2 replies on “Reflections of an Aryan woman, 7”

“Unable to deny the enormous contribution of the Greeks to science and philosophy, some Jews of Alexandria, of Greek culture (and sometimes of Greek name, such as Aristobulus of the third century B.C.) did not hesitate to write that all the most solid Greek thought—the work of Pythagoras, Plato, Aristotle—was due, in the final analysis, only to the influence of Jewish thought, which had its source in Moses and the Prophets.”
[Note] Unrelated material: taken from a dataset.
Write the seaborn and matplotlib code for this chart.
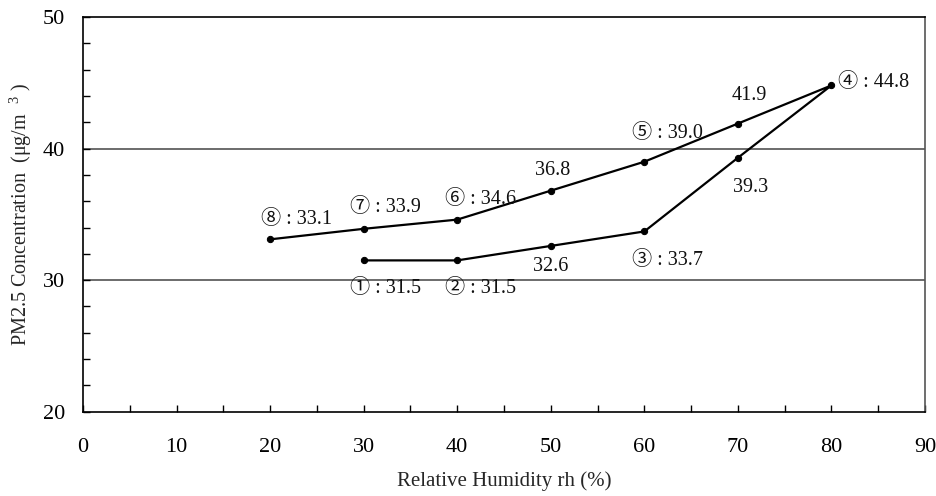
import matplotlib
matplotlib.use("Agg")
import matplotlib.pyplot as plt
from matplotlib.ticker import MultipleLocator
import seaborn as sns
import pandas as pd

# Data (path order ① -> ⑧)
rh = [30, 40, 50, 60, 70, 80, 70, 60, 50, 40, 30, 20]
pm25 = [31.5, 31.5, 32.6, 33.7, 39.3, 44.8, 41.9, 39.0, 36.8, 34.6, 33.9, 33.1]
point_labels = ["① : 31.5", "② : 31.5", "32.6", "③ : 33.7", "39.3", "④ : 44.8",
                "41.9", "⑤ : 39.0", "36.8", "⑥ : 34.6", "⑦ : 33.9", "⑧ : 33.1"]
x_ticks = [0, 10, 20, 30, 40, 50, 60, 70, 80, 90]
y_ticks = [20, 30, 40, 50]

# label offsets in pixels (dx, dy) relative to each point
label_offsets_px = [(22, -28), (23, -28), (0, -21), (23, -29), (13, -30), (42, 3),
                    (11, 28), (23, 28), (2, 20), (23, 20), (22, 21), (26, 20)]

sns.set_theme(style="white")
fam = ["Liberation Serif", "Noto Sans CJK JP", "DejaVu Sans"]
plt.rcParams["font.family"] = fam
plt.rcParams["mathtext.fontset"] = "custom"
plt.rcParams["mathtext.rm"] = "Liberation Serif"

fig = plt.figure(figsize=(9.37, 4.96), dpi=100)
ax = fig.add_axes([83 / 937, 1 - 411.7 / 496, (925 - 83) / 937, (411.7 - 17) / 496])

df = pd.DataFrame({"rh": rh, "pm": pm25})
sns.lineplot(data=df, x="rh", y="pm", sort=False, estimator=None, color="black",
             linewidth=1.6, marker="o", markersize=4.5, markeredgecolor="black", ax=ax)

for x, y, lab, (dx, dy) in zip(rh, pm25, point_labels, label_offsets_px):
    ax.annotate(lab, (x, y), xytext=(dx * 0.72, dy * 0.72), textcoords="offset points",
                ha="center", va="center", fontsize=14.5, family=fam, color="#111111")

ax.set_xlim(0, 90)
ax.set_ylim(20, 50)
ax.set_xticks(x_ticks)
ax.set_yticks(y_ticks)
ax.xaxis.set_minor_locator(MultipleLocator(5))
ax.yaxis.set_minor_locator(MultipleLocator(2))
ax.tick_params(axis="both", which="both", direction="in", colors="black",
               bottom=True, left=True, top=False, right=False)
ax.tick_params(axis="both", which="major", length=5, width=1)
ax.tick_params(axis="both", which="minor", length=5, width=1)
ax.tick_params(axis="x", which="major", labelsize=16, pad=19)
ax.tick_params(axis="y", which="major", labelsize=16, pad=13)

for yv in [30, 40]:
    ax.axhline(yv, color="#444444", linewidth=1.1, zorder=0)

for s in ax.spines.values():
    s.set_color("black")
    s.set_linewidth(1.2)
ax.spines["right"].set_color("#555555")

ax.set_xlabel("Relative Humidity rh (%)", fontsize=15, labelpad=10)
ax.set_ylabel("PM2.5 Concentration  (μg/m  $^{3}$ )", fontsize=14.5, labelpad=6)

fig.savefig("out.png", dpi=100, facecolor="white")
Its breathtaking to me that anyone could actually believe this. Even among the dumbest of the Neo-Carians and Neo-Leleges of the degenerated Hellas I cannot imagine any intelligent person to believe such utter nonsense.
The idea that Plato’s cave and Euclidean geometry are based in any way upon the gibberish of talking animals [snakes and donkeys in particular] and kosher dietary laws has to be among the absolutely dumbest and most facetious lies ever contrived in the history of mankind, only being less ridiculous than the pseudo-history of the early churches by a hair.

If I remember correctly, we already mentioned the subject of what Savitri said in your quotation during our translations of Deschner’s history of Xtianity. But more than kike chutzpah, I am concerned that even anti-Semite racists continue to be addicted to the religion of their silly parents.